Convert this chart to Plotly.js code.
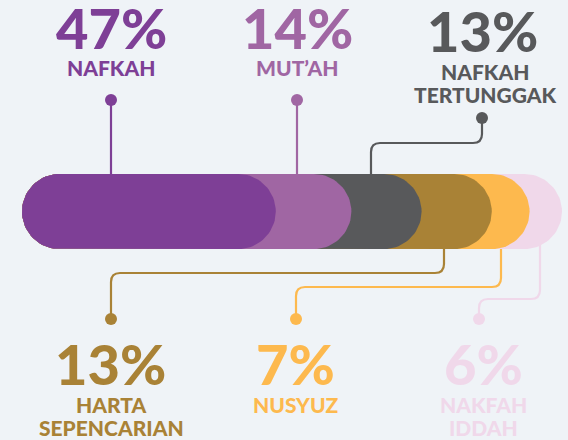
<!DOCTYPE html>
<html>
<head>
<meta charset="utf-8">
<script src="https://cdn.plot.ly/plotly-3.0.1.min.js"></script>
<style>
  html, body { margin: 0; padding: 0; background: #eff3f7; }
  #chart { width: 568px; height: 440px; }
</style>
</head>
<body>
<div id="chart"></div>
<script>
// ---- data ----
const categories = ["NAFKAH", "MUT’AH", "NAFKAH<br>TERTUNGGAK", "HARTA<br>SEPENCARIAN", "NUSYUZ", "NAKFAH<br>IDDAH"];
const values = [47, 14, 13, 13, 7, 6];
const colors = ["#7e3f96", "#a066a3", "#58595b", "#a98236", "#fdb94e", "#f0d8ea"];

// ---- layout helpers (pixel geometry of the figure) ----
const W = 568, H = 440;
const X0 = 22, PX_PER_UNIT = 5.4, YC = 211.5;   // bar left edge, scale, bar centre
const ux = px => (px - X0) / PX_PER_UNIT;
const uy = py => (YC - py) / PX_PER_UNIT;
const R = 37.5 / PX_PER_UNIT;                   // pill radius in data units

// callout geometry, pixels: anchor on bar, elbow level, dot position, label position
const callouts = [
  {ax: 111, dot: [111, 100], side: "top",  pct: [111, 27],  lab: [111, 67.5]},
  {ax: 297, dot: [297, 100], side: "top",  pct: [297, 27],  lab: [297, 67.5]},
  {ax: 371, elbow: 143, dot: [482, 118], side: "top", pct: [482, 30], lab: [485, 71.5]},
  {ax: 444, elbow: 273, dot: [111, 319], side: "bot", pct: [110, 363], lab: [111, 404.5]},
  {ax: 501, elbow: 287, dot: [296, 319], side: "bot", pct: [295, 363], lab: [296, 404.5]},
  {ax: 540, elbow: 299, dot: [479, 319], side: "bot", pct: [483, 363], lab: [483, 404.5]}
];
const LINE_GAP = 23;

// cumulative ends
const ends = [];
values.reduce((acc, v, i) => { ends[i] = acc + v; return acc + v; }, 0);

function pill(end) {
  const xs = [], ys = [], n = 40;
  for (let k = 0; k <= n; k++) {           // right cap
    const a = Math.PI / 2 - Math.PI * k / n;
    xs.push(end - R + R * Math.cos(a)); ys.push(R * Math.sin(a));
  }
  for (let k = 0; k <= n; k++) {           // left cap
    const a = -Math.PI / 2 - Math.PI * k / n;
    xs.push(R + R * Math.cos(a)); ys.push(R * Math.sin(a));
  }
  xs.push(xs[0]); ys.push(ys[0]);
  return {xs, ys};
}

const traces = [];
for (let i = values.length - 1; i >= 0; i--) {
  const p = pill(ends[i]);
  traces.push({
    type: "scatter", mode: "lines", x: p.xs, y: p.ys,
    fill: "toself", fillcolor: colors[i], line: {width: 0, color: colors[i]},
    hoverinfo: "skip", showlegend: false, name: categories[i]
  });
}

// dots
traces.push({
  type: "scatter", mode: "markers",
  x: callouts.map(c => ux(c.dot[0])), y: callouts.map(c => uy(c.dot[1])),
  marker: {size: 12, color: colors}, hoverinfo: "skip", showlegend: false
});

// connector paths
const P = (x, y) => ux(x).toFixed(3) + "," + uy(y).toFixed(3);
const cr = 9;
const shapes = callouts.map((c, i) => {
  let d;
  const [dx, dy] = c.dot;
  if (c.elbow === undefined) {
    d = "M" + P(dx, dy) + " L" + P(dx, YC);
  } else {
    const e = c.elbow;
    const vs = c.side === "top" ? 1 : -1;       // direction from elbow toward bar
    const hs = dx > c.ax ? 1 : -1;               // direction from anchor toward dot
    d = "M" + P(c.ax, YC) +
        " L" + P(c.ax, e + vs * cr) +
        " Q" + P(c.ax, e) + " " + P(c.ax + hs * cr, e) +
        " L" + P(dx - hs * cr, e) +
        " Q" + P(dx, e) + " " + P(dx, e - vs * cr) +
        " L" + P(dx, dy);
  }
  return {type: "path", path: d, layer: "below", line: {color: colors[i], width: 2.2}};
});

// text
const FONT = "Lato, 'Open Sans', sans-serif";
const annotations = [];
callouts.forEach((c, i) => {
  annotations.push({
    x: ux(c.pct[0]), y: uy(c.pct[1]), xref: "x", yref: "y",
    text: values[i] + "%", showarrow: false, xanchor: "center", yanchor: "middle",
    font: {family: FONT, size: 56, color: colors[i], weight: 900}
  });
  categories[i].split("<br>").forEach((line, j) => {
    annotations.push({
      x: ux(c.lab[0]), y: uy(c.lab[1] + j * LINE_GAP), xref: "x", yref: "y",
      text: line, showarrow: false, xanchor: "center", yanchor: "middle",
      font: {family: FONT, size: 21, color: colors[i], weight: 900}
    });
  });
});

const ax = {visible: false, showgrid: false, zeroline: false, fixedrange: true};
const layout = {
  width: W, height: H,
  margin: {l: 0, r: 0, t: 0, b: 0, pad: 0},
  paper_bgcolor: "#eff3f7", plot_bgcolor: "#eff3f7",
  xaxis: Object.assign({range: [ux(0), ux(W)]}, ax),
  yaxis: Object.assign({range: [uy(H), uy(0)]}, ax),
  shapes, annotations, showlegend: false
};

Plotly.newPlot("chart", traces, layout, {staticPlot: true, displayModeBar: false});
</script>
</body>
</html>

▶ [AIM OF THE EXERCISE]: Return each line from the material above exactly, but not the pictures.

▶ [RESPONSE TO THIS TASK]:
Convert this chart to Plotly.js code.
<!DOCTYPE html>
<html>
<head>
<meta charset="utf-8">
<script src="https://cdn.plot.ly/plotly-3.0.1.min.js"></script>
<style>
  html, body { margin: 0; padding: 0; background: #eff3f7; }
  #chart { width: 568px; height: 440px; }
</style>
</head>
<body>
<div id="chart"></div>
<script>
// ---- data ----
const categories = ["NAFKAH", "MUT’AH", "NAFKAH<br>TERTUNGGAK", "HARTA<br>SEPENCARIAN", "NUSYUZ", "NAKFAH<br>IDDAH"];
const values = [47, 14, 13, 13, 7, 6];
const colors = ["#7e3f96", "#a066a3", "#58595b", "#a98236", "#fdb94e", "#f0d8ea"];

// ---- layout helpers (pixel geometry of the figure) ----
const W = 568, H = 440;
const X0 = 22, PX_PER_UNIT = 5.4, YC = 211.5;   // bar left edge, scale, bar centre
const ux = px => (px - X0) / PX_PER_UNIT;
const uy = py => (YC - py) / PX_PER_UNIT;
const R = 37.5 / PX_PER_UNIT;                   // pill radius in data units

// callout geometry, pixels: anchor on bar, elbow level, dot position, label position
const callouts = [
  {ax: 111, dot: [111, 100], side: "top",  pct: [111, 27],  lab: [111, 67.5]},
  {ax: 297, dot: [297, 100], side: "top",  pct: [297, 27],  lab: [297, 67.5]},
  {ax: 371, elbow: 143, dot: [482, 118], side: "top", pct: [482, 30], lab: [485, 71.5]},
  {ax: 444, elbow: 273, dot: [111, 319], side: "bot", pct: [110, 363], lab: [111, 404.5]},
  {ax: 501, elbow: 287, dot: [296, 319], side: "bot", pct: [295, 363], lab: [296, 404.5]},
  {ax: 540, elbow: 299, dot: [479, 319], side: "bot", pct: [483, 363], lab: [483, 404.5]}
];
const LINE_GAP = 23;

// cumulative ends
const ends = [];
values.reduce((acc, v, i) => { ends[i] = acc + v; return acc + v; }, 0);

function pill(end) {
  const xs = [], ys = [], n = 40;
  for (let k = 0; k <= n; k++) {           // right cap
    const a = Math.PI / 2 - Math.PI * k / n;
    xs.push(end - R + R * Math.cos(a)); ys.push(R * Math.sin(a));
  }
  for (let k = 0; k <= n; k++) {           // left cap
    const a = -Math.PI / 2 - Math.PI * k / n;
    xs.push(R + R * Math.cos(a)); ys.push(R * Math.sin(a));
  }
  xs.push(xs[0]); ys.push(ys[0]);
  return {xs, ys};
}

const traces = [];
for (let i = values.length - 1; i >= 0; i--) {
  const p = pill(ends[i]);
  traces.push({
    type: "scatter", mode: "lines", x: p.xs, y: p.ys,
    fill: "toself", fillcolor: colors[i], line: {width: 0, color: colors[i]},
    hoverinfo: "skip", showlegend: false, name: categories[i]
  });
}

// dots
traces.push({
  type: "scatter", mode: "markers",
  x: callouts.map(c => ux(c.dot[0])), y: callouts.map(c => uy(c.dot[1])),
  marker: {size: 12, color: colors}, hoverinfo: "skip", showlegend: false
});

// connector paths
const P = (x, y) => ux(x).toFixed(3) + "," + uy(y).toFixed(3);
const cr = 9;
const shapes = callouts.map((c, i) => {
  let d;
  const [dx, dy] = c.dot;
  if (c.elbow === undefined) {
    d = "M" + P(dx, dy) + " L" + P(dx, YC);
  } else {
    const e = c.elbow;
    const vs = c.side === "top" ? 1 : -1;       // direction from elbow toward bar
    const hs = dx > c.ax ? 1 : -1;               // direction from anchor toward dot
    d = "M" + P(c.ax, YC) +
        " L" + P(c.ax, e + vs * cr) +
        " Q" + P(c.ax, e) + " " + P(c.ax + hs * cr, e) +
        " L" + P(dx - hs * cr, e) +
        " Q" + P(dx, e) + " " + P(dx, e - vs * cr) +
        " L" + P(dx, dy);
  }
  return {type: "path", path: d, layer: "below", line: {color: colors[i], width: 2.2}};
});

// text
const FONT = "Lato, 'Open Sans', sans-serif";
const annotations = [];
callouts.forEach((c, i) => {
  annotations.push({
    x: ux(c.pct[0]), y: uy(c.pct[1]), xref: "x", yref: "y",
    text: values[i] + "%", showarrow: false, xanchor: "center", yanchor: "middle",
    font: {family: FONT, size: 56, color: colors[i], weight: 900}
  });
  categories[i].split("<br>").forEach((line, j) => {
    annotations.push({
      x: ux(c.lab[0]), y: uy(c.lab[1] + j * LINE_GAP), xref: "x", yref: "y",
      text: line, showarrow: false, xanchor: "center", yanchor: "middle",
      font: {family: FONT, size: 21, color: colors[i], weight: 900}
    });
  });
});

const ax = {visible: false, showgrid: false, zeroline: false, fixedrange: true};
const layout = {
  width: W, height: H,
  margin: {l: 0, r: 0, t: 0, b: 0, pad: 0},
  paper_bgcolor: "#eff3f7", plot_bgcolor: "#eff3f7",
  xaxis: Object.assign({range: [ux(0), ux(W)]}, ax),
  yaxis: Object.assign({range: [uy(H), uy(0)]}, ax),
  shapes, annotations, showlegend: false
};

Plotly.newPlot("chart", traces, layout, {staticPlot: true, displayModeBar: false});
</script>
</body>
</html>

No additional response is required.